Charts and diagrams as code:
==========
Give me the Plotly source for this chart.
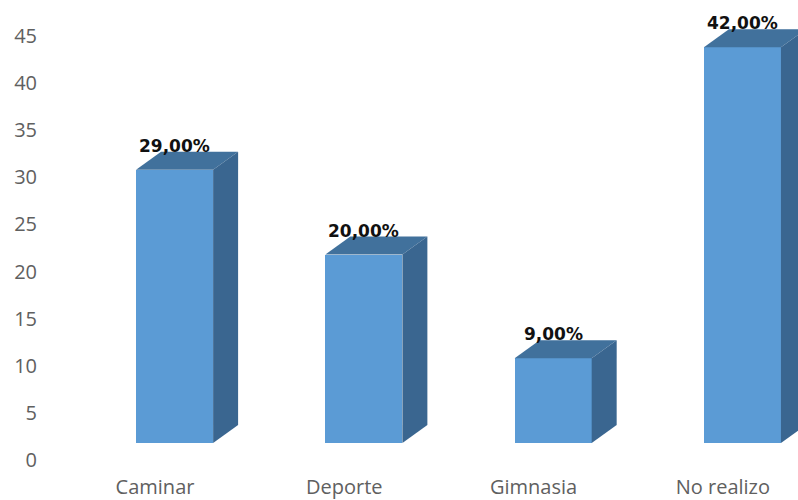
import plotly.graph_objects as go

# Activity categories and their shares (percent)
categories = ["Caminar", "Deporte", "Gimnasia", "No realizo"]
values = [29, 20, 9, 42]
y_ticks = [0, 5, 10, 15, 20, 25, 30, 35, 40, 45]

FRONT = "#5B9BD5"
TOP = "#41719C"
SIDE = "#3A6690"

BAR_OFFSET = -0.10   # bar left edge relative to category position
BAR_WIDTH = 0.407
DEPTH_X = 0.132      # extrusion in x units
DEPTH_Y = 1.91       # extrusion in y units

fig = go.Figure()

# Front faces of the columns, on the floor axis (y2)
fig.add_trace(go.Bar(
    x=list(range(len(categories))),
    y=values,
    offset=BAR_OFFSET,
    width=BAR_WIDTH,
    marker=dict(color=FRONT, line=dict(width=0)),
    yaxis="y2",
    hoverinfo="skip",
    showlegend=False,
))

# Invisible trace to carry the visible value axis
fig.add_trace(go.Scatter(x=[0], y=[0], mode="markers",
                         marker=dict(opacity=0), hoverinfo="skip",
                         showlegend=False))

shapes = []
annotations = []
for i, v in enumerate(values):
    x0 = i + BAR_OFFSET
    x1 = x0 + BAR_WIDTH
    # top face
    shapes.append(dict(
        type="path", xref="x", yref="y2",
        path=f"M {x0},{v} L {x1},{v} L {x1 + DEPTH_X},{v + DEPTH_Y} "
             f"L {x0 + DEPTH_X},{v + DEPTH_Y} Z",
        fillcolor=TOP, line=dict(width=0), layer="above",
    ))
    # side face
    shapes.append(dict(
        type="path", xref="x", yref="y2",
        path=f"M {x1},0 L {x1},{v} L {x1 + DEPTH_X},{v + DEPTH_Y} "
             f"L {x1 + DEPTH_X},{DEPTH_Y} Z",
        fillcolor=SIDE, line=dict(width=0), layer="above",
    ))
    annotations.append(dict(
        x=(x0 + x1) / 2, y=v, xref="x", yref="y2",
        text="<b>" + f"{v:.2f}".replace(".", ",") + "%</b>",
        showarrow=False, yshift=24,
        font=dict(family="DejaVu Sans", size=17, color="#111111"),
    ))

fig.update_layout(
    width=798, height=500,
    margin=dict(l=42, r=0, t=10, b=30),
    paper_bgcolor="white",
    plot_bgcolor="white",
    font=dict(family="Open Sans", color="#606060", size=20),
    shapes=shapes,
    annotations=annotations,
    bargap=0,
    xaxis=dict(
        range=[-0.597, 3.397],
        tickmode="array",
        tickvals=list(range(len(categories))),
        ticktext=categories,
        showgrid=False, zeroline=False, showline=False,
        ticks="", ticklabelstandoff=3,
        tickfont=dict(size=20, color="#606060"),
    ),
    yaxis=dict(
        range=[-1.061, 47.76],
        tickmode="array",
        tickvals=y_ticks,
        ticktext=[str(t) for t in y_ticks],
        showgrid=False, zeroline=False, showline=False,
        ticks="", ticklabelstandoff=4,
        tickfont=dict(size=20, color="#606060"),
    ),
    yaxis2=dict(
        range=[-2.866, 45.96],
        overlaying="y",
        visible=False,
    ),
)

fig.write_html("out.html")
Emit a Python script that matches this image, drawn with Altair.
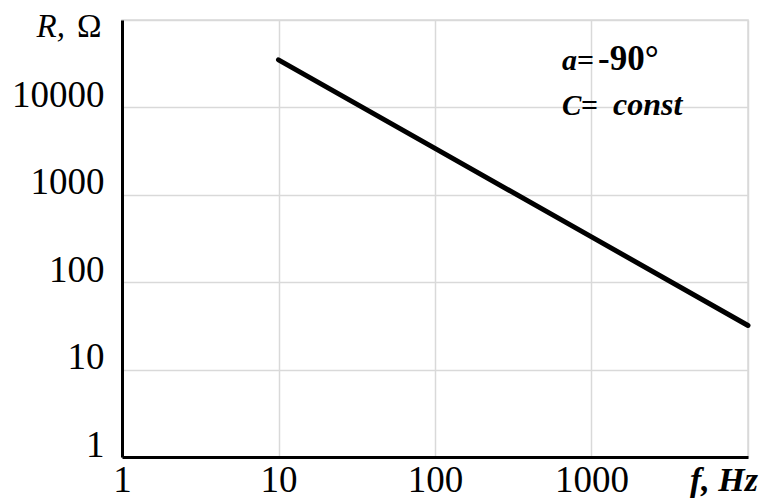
==========
*Directions for this task*.
The required output is the exact run of lines from the start of the records through the line containing "fig = go.Figure()", both ends included, with no pictures.

*Exercise solution*.
Give me the Plotly source for this chart.
import plotly.graph_objects as go

# Activity categories and their shares (percent)
categories = ["Caminar", "Deporte", "Gimnasia", "No realizo"]
values = [29, 20, 9, 42]
y_ticks = [0, 5, 10, 15, 20, 25, 30, 35, 40, 45]

FRONT = "#5B9BD5"
TOP = "#41719C"
SIDE = "#3A6690"

BAR_OFFSET = -0.10   # bar left edge relative to category position
BAR_WIDTH = 0.407
DEPTH_X = 0.132      # extrusion in x units
DEPTH_Y = 1.91       # extrusion in y units

fig = go.Figure()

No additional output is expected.